I read that there are 2060 steps if you wanted to walk from the ground floor to the top of the building and that doing so would take you more than an hour. I’d bet that little jaunt would take most people closer to three hours. And if those unfortunate workers’ express elevator was available I’d bet some would willing hop on by the time they hit the 69th floor.
Visiting the Baiyoke Sky Tower is not unlike shopping at Walmart: you need to embrace it’s tackiness and steel yourself for the experience. It’s a popular destination for the tour bus crowd. And I do mean crowd. There are usually long lines for the elevators and they pack so many people in that a sardine would feel at home. Plus, you get to have that experience twice. The first set of elevators only go to the 18th floor. You have to board a second set to get to the top of the building.
Savvy visitors claim the trick is to book a meal at one of the hotel’s upper floor restaurants, but those are the type of savvy travellers who’ll rave about the great steak served at Sizzler.

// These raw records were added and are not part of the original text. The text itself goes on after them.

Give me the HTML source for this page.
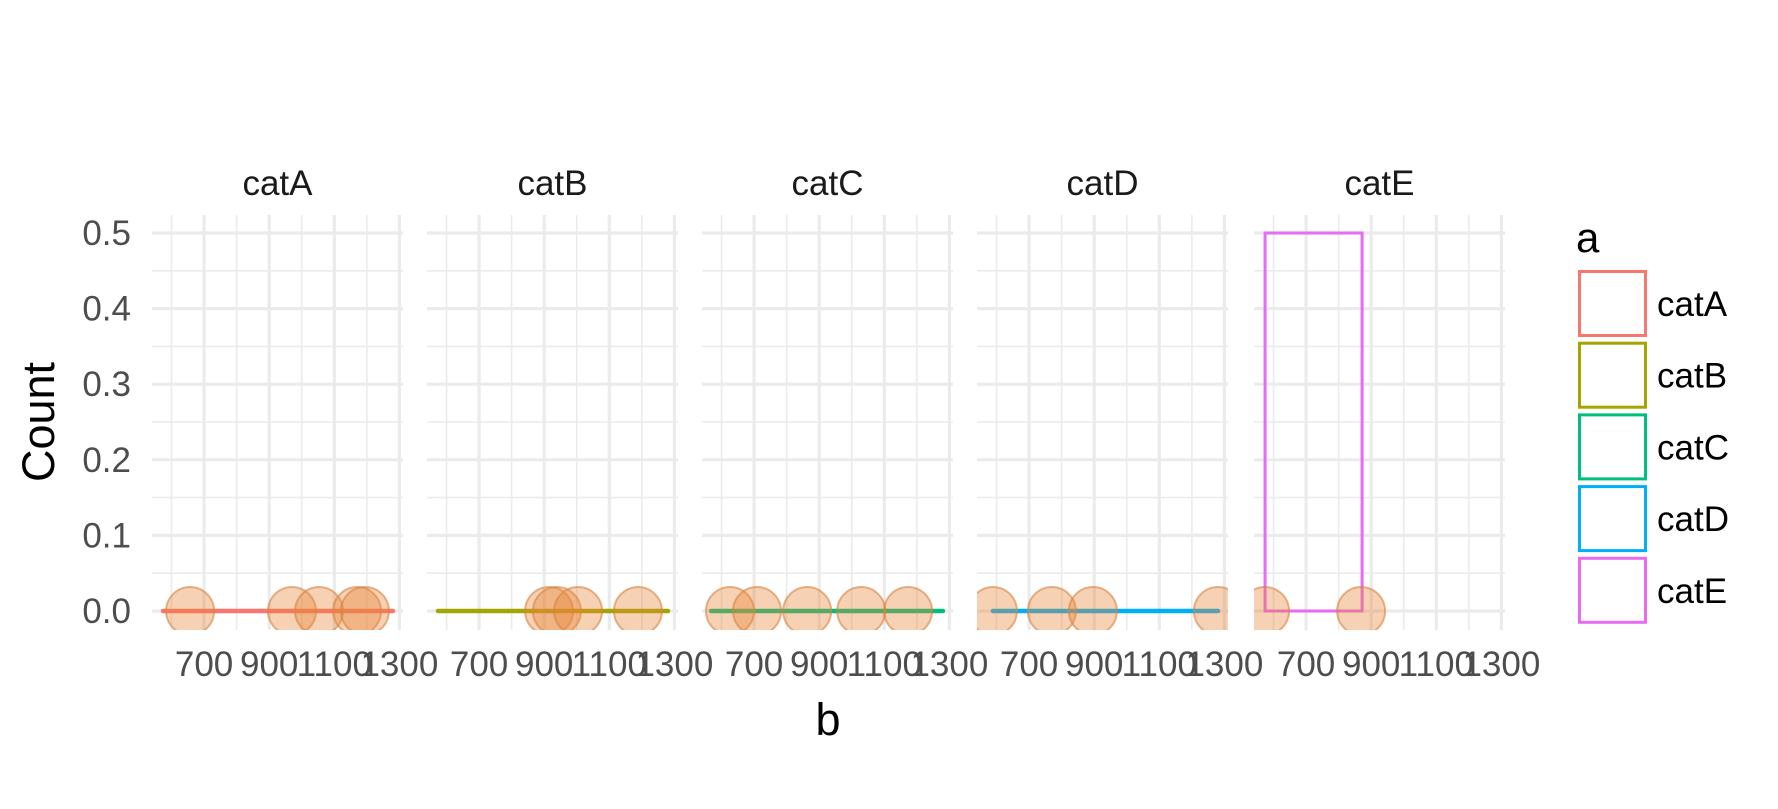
<!DOCTYPE html>
<html><head><meta charset="utf-8"><style>
html,body{margin:0;padding:0;background:#fff;}
svg{display:block;font-family:"Liberation Sans",sans-serif;}
</style></head><body>
<svg id="chart" width="1778" height="809" viewBox="0 0 1778 809" xmlns="http://www.w3.org/2000/svg">
<text x="0" y="0" transform="translate(54,422) rotate(-90)" text-anchor="middle" font-size="45" fill="#000">Count</text>
<text x="828" y="735" text-anchor="middle" font-size="45" fill="#000">b</text>
<text x="1576" y="252" font-size="42" fill="#000">a</text>
</svg>
<script>
const categories = ["catA","catB","catC","catD","catE"];
const colors = ["#F8766D","#A3A500","#00BF7D","#00B0F6","#E76BF3"];
const pointsA = [657, 970, 1053, 1170, 1194];
const pointsB = [915, 939, 1004, 1188];
const pointsC = [626, 709, 863, 1029, 1173];
const pointsD = [589, 770, 896, 1280];
const pointsE = [574, 869];
const lineStart = [574, 574, 568, 589, null];
const lineEnd = [1280, 1280, 1280, 1280, null];
const barE = {x0: 574, x1: 872, count: 0.5};
const yTicks = [0, 0.1, 0.2, 0.3, 0.4, 0.5];
const xTicks = [700, 900, 1100, 1300];
const xMinor = [600, 800, 1000, 1200];
const yMinor = [0.05, 0.15, 0.25, 0.35, 0.45];

const NS = "http://www.w3.org/2000/svg";
const svg = document.getElementById("chart");
const panelLefts = [152, 427, 702, 977, 1254];
const PW = 251, PT = 215, PB = 630;
const X0 = 540, X1 = 1311;
function yScale(v){ return 611 - v * 756; }
function xScale(p, v){ return panelLefts[p] + (v - X0) / (X1 - X0) * PW; }
function el(tag, attrs){ const e = document.createElementNS(NS, tag); for (const k in attrs) e.setAttribute(k, attrs[k]); return e; }
const allPoints = [pointsA, pointsB, pointsC, pointsD, pointsE];

const defs = el("defs", {});
svg.appendChild(defs);

yTicks.forEach(t => {
  const tx = el("text", {x: 131, y: yScale(t) + 12, "text-anchor": "end", "font-size": 35, fill: "#4D4D4D"});
  
  
  tx.textContent = t.toFixed(1);
  svg.appendChild(tx);
});

categories.forEach((cat, p) => {
  const L = panelLefts[p];
  const g = el("g", {});
  
  
  svg.appendChild(g);
  const cp = el("clipPath", {id: "clip" + p});
  cp.appendChild(el("rect", {x: L, y: PT, width: PW, height: PB - PT}));
  defs.appendChild(cp);
  yMinor.forEach(v => g.appendChild(el("line", {x1: L, x2: L + PW, y1: yScale(v), y2: yScale(v), stroke: "#EBEBEB", "stroke-width": 1.6})));
  xMinor.forEach(v => g.appendChild(el("line", {x1: xScale(p, v), x2: xScale(p, v), y1: PT, y2: PB, stroke: "#EBEBEB", "stroke-width": 1.6})));
  yTicks.forEach(v => g.appendChild(el("line", {x1: L, x2: L + PW, y1: yScale(v), y2: yScale(v), stroke: "#EBEBEB", "stroke-width": 3.2})));
  xTicks.forEach(v => g.appendChild(el("line", {x1: xScale(p, v), x2: xScale(p, v), y1: PT, y2: PB, stroke: "#EBEBEB", "stroke-width": 3.2})));
  const st = el("text", {x: L + PW / 2, y: 195, "text-anchor": "middle", "font-size": 35, fill: "#1A1A1A"});
  
  
  st.textContent = cat;
  svg.appendChild(st);
  xTicks.forEach(v => {
    const tx = el("text", {x: xScale(p, v), y: 676, "text-anchor": "middle", "font-size": 35, fill: "#4D4D4D"});
    
    
    tx.textContent = v;
    svg.appendChild(tx);
  });
  if (cat === "catE") {
    const r = el("rect", {x: xScale(p, barE.x0), y: yScale(barE.count), width: xScale(p, barE.x1) - xScale(p, barE.x0), height: yScale(0) - yScale(barE.count), fill: "none", stroke: colors[p], "stroke-width": 3});
    
    
    g.appendChild(r);
  }
  if (lineStart[p] !== null) {
    const ln = el("line", {x1: xScale(p, lineStart[p]), x2: xScale(p, lineEnd[p]), y1: yScale(0), y2: yScale(0), stroke: colors[p], "stroke-width": 4.5, "stroke-linecap": "round"});
    
    
    g.appendChild(ln);
  }
  const pg = el("g", {"clip-path": "url(#clip" + p + ")"});
  g.appendChild(pg);
  allPoints[p].forEach(v => {
    const c = el("circle", {cx: xScale(p, v), cy: yScale(0), r: 24, fill: "#E8873A", "fill-opacity": 0.38, stroke: "#D9823F", "stroke-opacity": 0.6, "stroke-width": 2});
    
    
    pg.appendChild(c);
  });
});

categories.forEach((cat, i) => {
  const y = 270 + i * 71.7;
  const r = el("rect", {x: 1579.5, y: y + 1.5, width: 66, height: 64, fill: "#fff", stroke: colors[i], "stroke-width": 3});
  
  
  svg.appendChild(r);
  const t = el("text", {x: 1657, y: y + 46, "font-size": 35, fill: "#000"});
  
  
  t.textContent = cat;
  svg.appendChild(t);
});
</script>
</body></html>
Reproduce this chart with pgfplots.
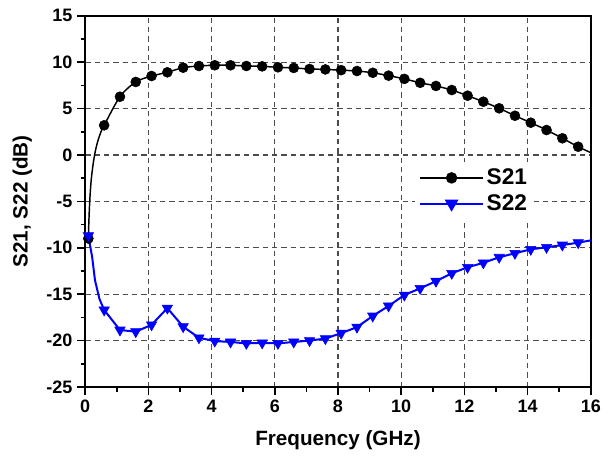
\documentclass[border=0pt]{standalone}
\usepackage{fontspec}
\setmainfont{Liberation Sans}
\usepackage{pgfplots}
\pgfplotsset{compat=1.18}

\begin{document}
\begin{tikzpicture}
\useasboundingbox (-63.9pt,-54pt) rectangle (394.35pt,290.25pt);
\begin{axis}[
  at={(0,0)}, anchor=south west,
  scale only axis, width=379.2pt, height=278.4pt,
  xmin=0, xmax=16, ymin=-25, ymax=15,
  xtick={0,2,...,16}, ytick={-25,-20,...,15},
  minor x tick num=1, minor y tick num=1,
  tick align=outside, xtick pos=bottom, ytick pos=left,
  major tick length=6pt, minor tick length=3.5pt,
  axis line style={line width=1.5pt},
  every tick/.style={black, line width=1.1pt},
  xmajorgrids, ymajorgrids,
  grid style={black!70, line width=0.8pt, dash pattern=on 4pt off 3pt},
  tick label style={font=\fontsize{13.5}{15}\selectfont\bfseries},
  /pgf/number format/assume math mode=true,
  xlabel={Frequency (GHz)}, ylabel={S21, S22 (dB)},
  label style={font=\fontsize{15.5}{18}\selectfont\bfseries},
  xlabel style={yshift=-7pt},
  ylabel style={yshift=4pt},
  legend style={at={(0.652,0.606)}, anchor=north west, draw=none, fill=white,
    font=\fontsize{17}{19}\selectfont\bfseries, row sep=2pt, inner sep=3pt},
  legend cell align=left,
  legend image code/.code={\draw[#1, mark repeat=2, mark phase=2]
    plot coordinates {(0pt,0pt) (23.6pt,0pt) (47.2pt,0pt)};},
]
% S21 curve
\addplot[black, line width=1.1pt, smooth, forget plot] coordinates {
(0.1,-9.0) (0.12,-6.8) (0.15,-4.6) (0.19,-2.7) (0.25,-1.0) (0.32,0.4)
(0.4,1.5) (0.5,2.5) (0.6,3.2) (1.1,6.28) (1.6,7.87) (2.1,8.51) (2.6,8.91)
(3.1,9.41) (3.6,9.59) (4.1,9.67) (4.6,9.67) (5.1,9.59) (5.6,9.55) (6.1,9.45)
(6.6,9.38) (7.1,9.27) (7.6,9.22) (8.1,9.14) (8.6,9.05) (9.1,8.86) (9.6,8.55)
(10.1,8.2) (10.6,7.78) (11.1,7.44) (11.6,7.0) (12.1,6.39) (12.6,5.74)
(13.1,5.03) (13.6,4.23) (14.1,3.48) (14.6,2.69) (15.1,1.8) (15.6,0.89) (16,0.25)};
\addplot[black, only marks, mark=*, mark size=3.75pt, forget plot] coordinates {
(0.1,-9.0) (0.6,3.2) (1.1,6.28) (1.6,7.87) (2.1,8.51) (2.6,8.91)
(3.1,9.41) (3.6,9.59) (4.1,9.67) (4.6,9.67) (5.1,9.59) (5.6,9.55) (6.1,9.45)
(6.6,9.38) (7.1,9.27) (7.6,9.22) (8.1,9.14) (8.6,9.05) (9.1,8.86) (9.6,8.55)
(10.1,8.2) (10.6,7.78) (11.1,7.44) (11.6,7.0) (12.1,6.39) (12.6,5.74)
(13.1,5.03) (13.6,4.23) (14.1,3.48) (14.6,2.69) (15.1,1.8) (15.6,0.89)};
% S22 curve
\addplot[blue, line width=1.5pt, forget plot] coordinates {
(0.1,-8.7) (0.22,-11.0) (0.31,-13.5) (0.45,-15.5) (0.6,-16.7) (1.1,-18.86)
(1.6,-19.04) (2.1,-18.3) (2.6,-16.5) (3.1,-18.5) (3.6,-19.7) (4.1,-20.05)
(4.6,-20.15) (5.1,-20.3) (5.6,-20.25) (6.1,-20.3) (6.6,-20.15) (7.1,-20.0)
(7.6,-19.78) (8.1,-19.2) (8.6,-18.55) (9.1,-17.35) (9.6,-16.27) (10.1,-15.09)
(10.6,-14.37) (11.1,-13.6) (11.6,-12.75) (12.1,-12.1) (12.6,-11.62)
(13.1,-11.02) (13.6,-10.59) (14.1,-10.16) (14.6,-9.95) (15.1,-9.7)
(15.6,-9.45) (16,-9.2)};
\addplot[blue, only marks, mark=triangle*, mark size=4.5pt,
  mark options={rotate=180}, forget plot] coordinates {
(0.1,-8.7) (0.6,-16.7) (1.1,-18.86) (1.6,-19.04) (2.1,-18.3) (2.6,-16.5)
(3.1,-18.5) (3.6,-19.7) (4.1,-20.05) (4.6,-20.15) (5.1,-20.3) (5.6,-20.25)
(6.1,-20.3) (6.6,-20.15) (7.1,-20.0) (7.6,-19.78) (8.1,-19.2) (8.6,-18.55)
(9.1,-17.35) (9.6,-16.27) (10.1,-15.09) (10.6,-14.37) (11.1,-13.6)
(11.6,-12.75) (12.1,-12.1) (12.6,-11.62) (13.1,-11.02) (13.6,-10.59)
(14.1,-10.16) (14.6,-9.95) (15.1,-9.7) (15.6,-9.45)};
\addlegendimage{black, line width=1.1pt, mark=*, mark size=3.75pt}
\addlegendentry{S21}
\addlegendimage{blue, line width=1.5pt, mark=triangle*, mark size=4.5pt, mark options={rotate=180}}
\addlegendentry{S22}
\end{axis}
\end{tikzpicture}
\end{document}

You will get preferential treatment for the 77th and 84th floor viewing, but will also get bad, bland, and over-priced food. Go for the view from Bangkok’s tallest spot. If you want atmosphere, you’re better off taking in the sights at one of Bangkok’s rooftop restaurants and bars like Sirocco and the Sky Bar at Lebua State Tower (where the food will be even more expensive and just as bad).
The 77th and 84th floor are open from 10:30 am to 10 pm daily. The Roof Top Bar & Music Lounge, where the view is almost as good, is open to 1:00 am. The best viewing spots are packed at sunset. Just make it clear that you are planning on using the elevator when you say, “Going down!”